What advice do you have for new chefs coming into the industry?
Be prepared, but don’t plan too much. I used to spend forever planning menus down to every ingredient. And I was overthinking every single word written on a preference sheet. I was always making sure that every dish that went out would make every single guest happy. Doing this, I created so much extra work for myself… and stress!
It never gets less annoying when guests change their plans last minute, but it happens. You will get used to it. So just be prepared to give the crew a meal you’ve just spent 3747643892 hours preparing for guests. All because they confirmed dinner on board at 8 and then decided at 7.45 they were actually going out.
Also, on the other hand, be prepared for them to change their mind about going out. It could be because the water looks choppy and they don’t fancy the tender ride ashore for their dinner reservations. Always have a meal on hand for changes. And make extra for those tagalongs that will inevitably pop up out of nowhere as you’re about to plate starters!!
Oh, and don’t trust preference sheets! Vegetarians will veer off-piste if they see Wagyu on the menu & nobody’s ever actually on a diet on a charter!
Tell us about your first yacht job?
Aside from the one I mentioned earlier (which I don’t count as I never did a guest trip on it!). It was a couple’s position with my now-husband (captain) on a charter catamaran based in the British Virgin Islands.
The first guest trip was a big family Thanksgiving get together for the owner and his friends. It took me three days to get hold of some lemons as there were none on the island. I quickly learnt the benefit of provisioners and the importance of having a network of fellow chefs to help out in emergencies!
What restaurant chefs are you inspired by?
Dominique Crenn is a big one – she stands strong for all the female chefs out there! Adam Handling, Tom Brown, Massimo Bottura, Steve Groves, Sean Brock, Christina Tosi if she counts – I just love her.
What are your favourite Instagram accounts to follow for inspiration?

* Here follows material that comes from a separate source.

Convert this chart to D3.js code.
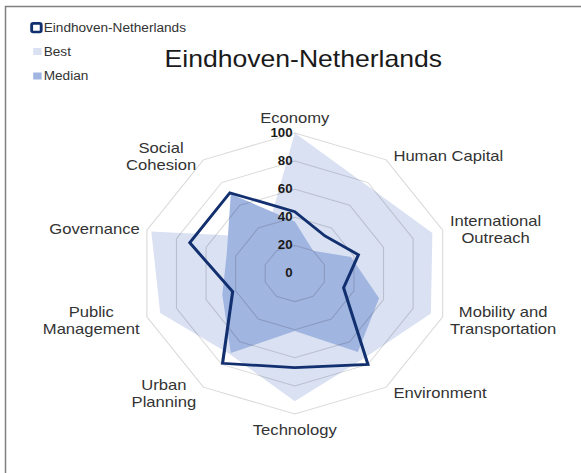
<!DOCTYPE html>
<html><head><meta charset="utf-8">
<script src="https://cdn.jsdelivr.net/npm/d3@7"></script>
<style>body{margin:0;background:#fff} svg{display:block}</style>
</head><body>
<svg id="chart" width="581" height="473"></svg>
<script>
// ---- data ----
const categories = ["Economy","Human Capital","International Outreach","Mobility and Transportation","Environment","Technology","Urban Planning","Public Management","Governance","Social Cohesion"];
const categoryLines = [["Economy"],["Human Capital"],["International","Outreach"],["Mobility and","Transportation"],["Environment"],["Technology"],["Urban","Planning"],["Public","Management"],["Governance"],["Social","Cohesion"]];
const eindhoven = [44,33,43,33,80,67,79,42,71,71];
const best      = [100,78,93,92,75,91,71,91,97,32];
const median    = [37,20,38,57,69,41,70,49,46,70];
const ticks = [0,20,40,60,80,100];
const seriesNames = ["Eindhoven-Netherlands","Best","Median"];
const title = "Eindhoven-Netherlands";

// ---- layout ----
const font = "'Liberation Sans', Arial, sans-serif";
const sx = 1.107;
const cx = 266.3, cy = 273.5, R = 140.5;
const colBest = "#dae1f2", colMedian = "#a1b5e1", colLine = "#12306f";

const svg = d3.select("#chart");
svg.append("rect").attr("x",5.5).attr("y",6.5).attr("width",640).attr("height",520)
  .attr("fill","#fff").attr("stroke","#7f7f7f").attr("stroke-width",1.5);

const root = svg.append("g").attr("transform",`scale(${sx},1)`);

const r = d3.scaleLinear().domain([0,100]).range([0,R]);
const ang = d3.scaleLinear().domain([0,categories.length]).range([0,2*Math.PI]);
const pt = (i,v) => [cx + r(v)*Math.sin(ang(i)), cy - r(v)*Math.cos(ang(i))];
const poly = d3.line().curve(d3.curveLinearClosed);

// fills
root.append("path").attr("d", poly(best.map((v,i)=>pt(i,v)))).attr("fill",colBest);
root.append("path").attr("d", poly(median.map((v,i)=>pt(i,v)))).attr("fill",colMedian);

// grid
ticks.filter(t=>t>0).forEach(t=>{
  root.append("path").attr("d", poly(categories.map((c,i)=>pt(i,t))))
    .attr("fill","none").attr("stroke","#000").attr("stroke-opacity",0.15).attr("stroke-width",1);
});

// Eindhoven line
root.append("path").attr("d", poly(eindhoven.map((v,i)=>pt(i,v))))
  .attr("fill","none").attr("stroke",colLine).attr("stroke-width",2.8).attr("stroke-linejoin","miter");

// tick labels
ticks.forEach(t=>{
  root.append("text").attr("x",cx-2).attr("y",cy - r(t))
    .attr("text-anchor","end").attr("dominant-baseline","central")
    .attr("font-family",font).attr("font-weight","bold").attr("font-size",12)
    .attr("fill","#1a1a1a").text(t);
});

// axis labels
const fs = 15, lh = 17;
categories.forEach((c,i)=>{
  const [vx,vy] = pt(i,100);
  const s = Math.sin(ang(i)), co = Math.cos(ang(i));
  const lines = categoryLines[i];
  const tx = root.append("text").attr("text-anchor","middle")
    .attr("font-family",font).attr("font-size",fs).attr("fill","#333");
  const spans = lines.map(l=>tx.append("tspan").text(l));
  let w = 0; spans.forEach(sp=>{ w = Math.max(w, sp.node().getComputedTextLength()); });
  let x, ymid;
  if (Math.abs(s) < 1e-6) {
    x = vx; ymid = co > 0 ? vy - 15 : vy + 16;
  } else {
    x = vx + Math.sign(s)*(6.5 + w/2);
    ymid = vy - co*6 + 1;
  }
  const y0 = ymid - (lines.length-1)*lh/2 + fs*0.35;
  spans.forEach((sp,k)=> sp.attr("x",x).attr("y",y0 + k*lh));
});

// title
root.append("text").attr("x",274).attr("y",66.7).attr("text-anchor","middle")
  .attr("font-family",font).attr("font-size",24).attr("fill","#1a1a1a").text(title);

// legend
const lg = root.append("g");
const legY = [31.7, 56, 80];
lg.append("rect").attr("x",28.6).attr("y",23.4).attr("width",8.6).attr("height",8.6).attr("rx",1.5)
  .attr("fill","#fff").attr("stroke",colLine).attr("stroke-width",2.6);
lg.append("rect").attr("x",30).attr("y",48).attr("width",7.6).attr("height",7).attr("fill",colBest);
lg.append("rect").attr("x",30).attr("y",72.5).attr("width",7.6).attr("height",7).attr("fill",colMedian);
seriesNames.forEach((n,k)=>{
  lg.append("text").attr("x",39.5).attr("y",legY[k]).attr("font-family",font).attr("font-size",12.3)
    .attr("fill","#333").text(n);
});
</script>
</body></html>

Protein to work with? Duck or lamb. They’re both great to play around with and have so many amazing flavour pairings that work so well.
Vegetable to work with? I want to say the humble carrot or even tomato. They’re both very underrated and so versatile, especially with heirloom varieties for colour!
Cuisine to cook? Asian
Service style? plated/buffet? Plated, always!
Meat-free Mondays, yay or nay? Yes, definitely! Although I’ve had some crew who claim to dislike vegetarian food. I’ll always try to keep them happy too and do something sneakily veg for them like pizza or pasta (smothered in cheese) or a Mediterranean mezze kind of thing.
Crocs or Birks? Haha, I have a silly joke with a friend about this so got to say Crocs! But, neither!
Med or Caribbean? Such a tough question! The Caribbean is just so serene and generally very peaceful but also sometimes a challenge in terms of accessibility to produce and ingredients. The Med is so cultural and I love trying to recreate local cuisines so is more fun for playing with that!
Charter or private? I’ve been really lucky with private owners so would say private. It’s nice to know who you’re going to have onboard. Also, I love the challenge of having the same guests. And not repeating the same dish (unless requested!) so it keeps it interesting in the galley.
Under 50m or over? Under – I like the personal feel and smaller crews!
Port to be based in? Any of the marinas on the main drag in Palma! Walking distance from the old town and Santa Catalina… what a dream!
If you were to gift someone one cookbook, what would it be?
Not quite a cookbook but I think The Flavour Thesaurus is such an interesting book for any foodie!